Should their be normative requirement not to create this undefined
condition in the first place?

If the revised version of a GENINFO TLV is sent in an LSP with a
different number from the previous version there can be transient
windows where other systems have two copies of information regarding the
same application. This may be unavoidable. For completeness we specify
that the choice of what to do in such transient situations is
implementation specific (undefined). This section does specify ways to
minimize the occurrence/duration of such transient periods.

Does leaving this undefined cause interop issues? If not, then no problem.





-- Security Considerations:

This seems too lightweight. Is it impossible for GENINFO applications
to include sensitive information? Are there no security guidelines
that
should apply to GENINFO application specifications?

We have no way of knowing what type of information might be advertised
by a given application - and we are not limiting what may be advertised.
Clearly the public document which specifies the application would need
to address the security issues it introduces. We cannot do that here.

Since the registration policy is not at least "RFC Required", there's no 
explicit requirement that the public document actually do this.

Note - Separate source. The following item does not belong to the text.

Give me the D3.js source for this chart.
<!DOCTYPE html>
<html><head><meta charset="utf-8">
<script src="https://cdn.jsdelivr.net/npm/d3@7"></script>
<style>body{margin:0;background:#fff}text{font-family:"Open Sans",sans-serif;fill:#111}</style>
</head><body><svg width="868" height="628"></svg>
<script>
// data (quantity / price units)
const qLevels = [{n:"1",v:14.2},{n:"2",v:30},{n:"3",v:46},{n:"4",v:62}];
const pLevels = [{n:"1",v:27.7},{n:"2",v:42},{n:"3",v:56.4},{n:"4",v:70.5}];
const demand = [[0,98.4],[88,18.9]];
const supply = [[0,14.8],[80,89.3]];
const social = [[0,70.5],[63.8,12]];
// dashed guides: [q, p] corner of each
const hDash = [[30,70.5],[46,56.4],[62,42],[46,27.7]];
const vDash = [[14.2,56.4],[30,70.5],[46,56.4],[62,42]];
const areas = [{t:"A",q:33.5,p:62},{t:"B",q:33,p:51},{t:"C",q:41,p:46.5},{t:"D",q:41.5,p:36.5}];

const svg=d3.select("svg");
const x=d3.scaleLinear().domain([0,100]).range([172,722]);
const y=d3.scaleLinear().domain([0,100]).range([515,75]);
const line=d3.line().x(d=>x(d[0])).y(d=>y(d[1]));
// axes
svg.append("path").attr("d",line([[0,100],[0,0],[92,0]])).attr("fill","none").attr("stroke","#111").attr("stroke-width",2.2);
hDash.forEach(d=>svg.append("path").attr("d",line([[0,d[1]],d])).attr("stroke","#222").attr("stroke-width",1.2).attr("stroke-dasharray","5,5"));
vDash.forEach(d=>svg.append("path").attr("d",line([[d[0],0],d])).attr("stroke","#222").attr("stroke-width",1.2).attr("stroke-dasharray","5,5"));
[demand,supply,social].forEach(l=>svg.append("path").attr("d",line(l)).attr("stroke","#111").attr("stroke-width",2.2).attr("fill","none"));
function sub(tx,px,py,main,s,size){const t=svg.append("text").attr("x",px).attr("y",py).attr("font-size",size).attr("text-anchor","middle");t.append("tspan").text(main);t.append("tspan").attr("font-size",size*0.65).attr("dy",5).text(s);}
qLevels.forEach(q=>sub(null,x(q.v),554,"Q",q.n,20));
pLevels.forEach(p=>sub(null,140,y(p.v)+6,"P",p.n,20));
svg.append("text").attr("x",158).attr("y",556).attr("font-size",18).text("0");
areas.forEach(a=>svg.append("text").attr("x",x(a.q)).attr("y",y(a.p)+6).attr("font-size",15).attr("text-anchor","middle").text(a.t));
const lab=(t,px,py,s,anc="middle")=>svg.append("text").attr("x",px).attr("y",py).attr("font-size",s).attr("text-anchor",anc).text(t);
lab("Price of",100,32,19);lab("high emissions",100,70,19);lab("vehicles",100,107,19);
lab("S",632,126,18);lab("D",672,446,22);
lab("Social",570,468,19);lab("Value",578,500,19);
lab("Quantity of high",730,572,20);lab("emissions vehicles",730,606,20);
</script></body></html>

If you wish to 
require them to do it, you will need to state something to that effect. (See 
previous comment about whether the registration policy actually enforces that 
sort of criteria.)




Even if the answer is that the underlying IS-IS protocol provides
sufficient security for any reasonable use of the GENINFO code point,
it would be worth saying that explicitly.

Nits/editorial comments:

-- section 2

Please expand IS-IS and PDU on first mention.

OK


-- section 6, last paragraph:

Expected/desired by whom?

Well, at least by the authors. :-)

Okay :-) I guess, I meant to say that, if this expectation was a matter of WG 
concensus, you could state it more strongly, as in "The IS-IS working group 
expected..."



-- Outdated reference for draft-ietf-isis-mi

It was current at the time the draft was written.